La réussite exemplaire de ce programme fait des émules. Un programme semblable est en cours de mise en route au Royaume-Uni. En France, une recommandation en ce sens a été récemment émise par le Conseil d'analyse économique dans le cadre de ses travaux sur le capital-investissement.
Quels enseignements pour la France ?
Pour répondre à cette question, il convient de rappeler qu'une nouvelle réalité se fait jour : dans la mondialisation en cours, les économies les plus dynamiques et les plus compétitives sont celles qui sont le plus avancées dans la transformation en économies de la connaissance, où l'innovation joue un rôle majeur. Or, les États-Unis ont pris la tête de ce mouvement. Les dirigeants européens l'ont reconnu par la déclaration de Lisbonne, en mars 2000, en fixant à l'Europe l'objectif de rattraper ce mouvement, notamment en consacrant plus de moyens à la recherche-développement et à l'enseignement supérieur.

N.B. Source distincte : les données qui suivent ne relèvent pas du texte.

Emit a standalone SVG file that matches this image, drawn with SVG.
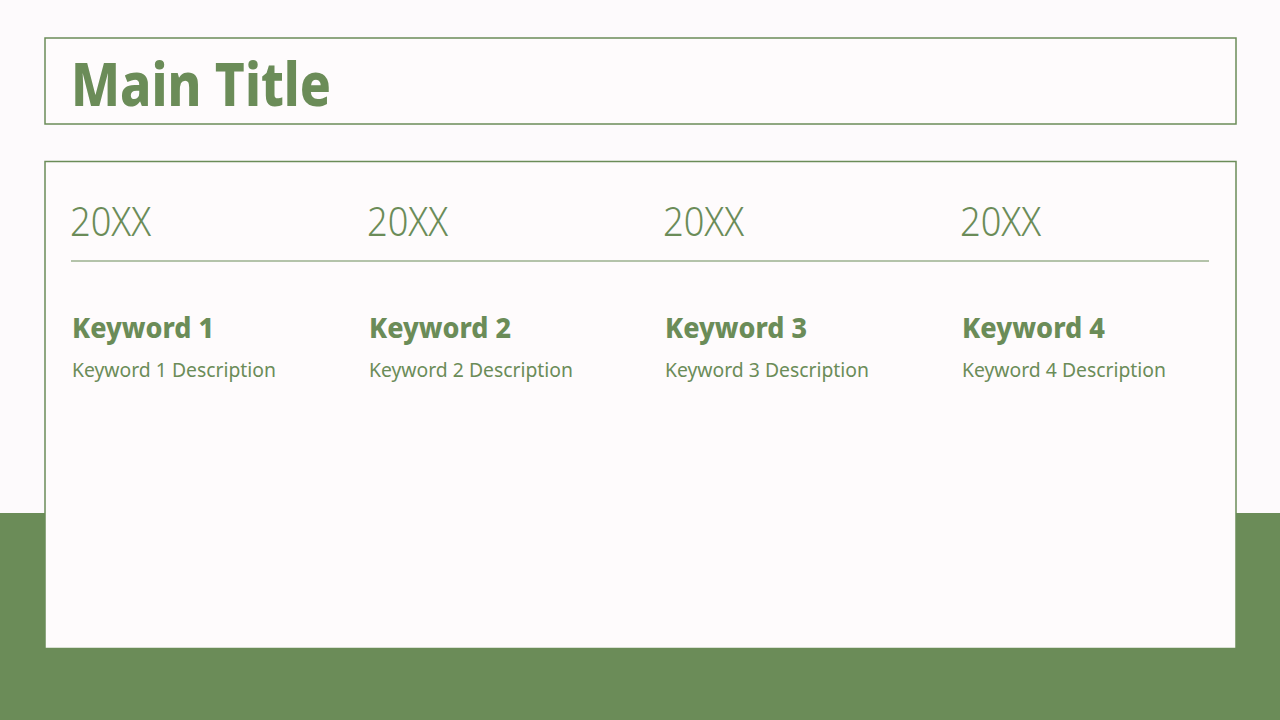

La politique de croissance économique des États-Unis, que modèle « la main de l'état » de manière pragmatique, a donc conservé les outils keynésiens de la monnaie et du budget tout en s'enracinant dans la passion de l'innovation, dans la foi envers les PME et l'esprit entrepreneurial.
Les nouvelles politiques publiques développées aux États-Unis durant ces dernières décennies, comme la discrimination positive envers les PME (Small Business Act) ou le droit des universités à breveter les produits de leur recherche (Bayh-Dole Act) et à concéder des licences exclusives aux PME ou encore les dispositifs favorisant la création d'entreprises très innovantes, constituent des références exemplaires.
Elles doivent être considérées comme primordiales à l'heure de la mondialisation et particulièrement efficaces pour lutter contre les délocalisations industrielles. Elles devraient être de nature à inspirer, à grande échelle, des politiques de renouveau de la croissance économique de la France et de l'Europe.